IU Health takes dual capabilities to a new level, with some nurses working part of their shifts on an ICU unit and part in the command center. Leaders have found it fosters collaboration and educates peers on both sides of the camera. In addition, nurse managers meet regularly, nurses from the satellite hospitals visit the bunker and tele-ICU nurses take the equipment to other hospitals to educate nurses at the bedside about the program. “There’s the notion of ‘Big Brother;’ we hear that a lot from the bedside,” said Johnson, adding that IU has made an effort to dispel that through education and care providers meeting each other. “It’s much easier to talk to someone if you know who you are talking to.”
North Colorado Medical opened its ICU with the iCare electronic system installed, but nurses did not have an opportunity to get to know command center personnel, since they are in Phoenix. However, once a month, the eICU director works in the Colorado ICU, and Colorado nurses have traveled to Phoenix for a tour. “It’s viewed as a partnership at our hospital,” Palmer said. “Anytime you have a team of people working together, it’s in the best interest of the patients.”
The remote nurse can double check when the bedside nurse hangs blood, complete a central-line bundle checklist or serve as a second set of eyes to the newer nurse. “It’s a big resource for us,” said Susan Sinnwell, RN, CCRN, BSN, night charge nurse at North Colorado Medical. “It’s nice to know they are on the other side and easily accessible.”

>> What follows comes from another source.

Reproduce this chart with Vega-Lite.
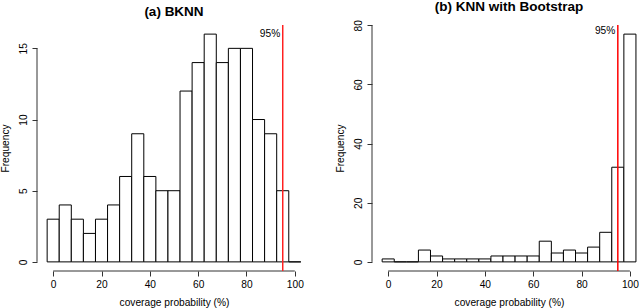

Johnson agreed, saying without the need to focus on tasks, the ePartners nurse is free to think through complicated issues. “It has allowed the nurses to grow,” Johnson said, explaining that nurses must gain expertise across critical-care specialties.
Most of the bunker nurses have 15 years or more experience, and each monitors 30 to 40 patients. Rather than leaving the hospital and taking their skills to an insurance company, for instance, they can work in the command center. “We would have lost all that valuable information they have from years of knowledge and intuition,” Johnson said.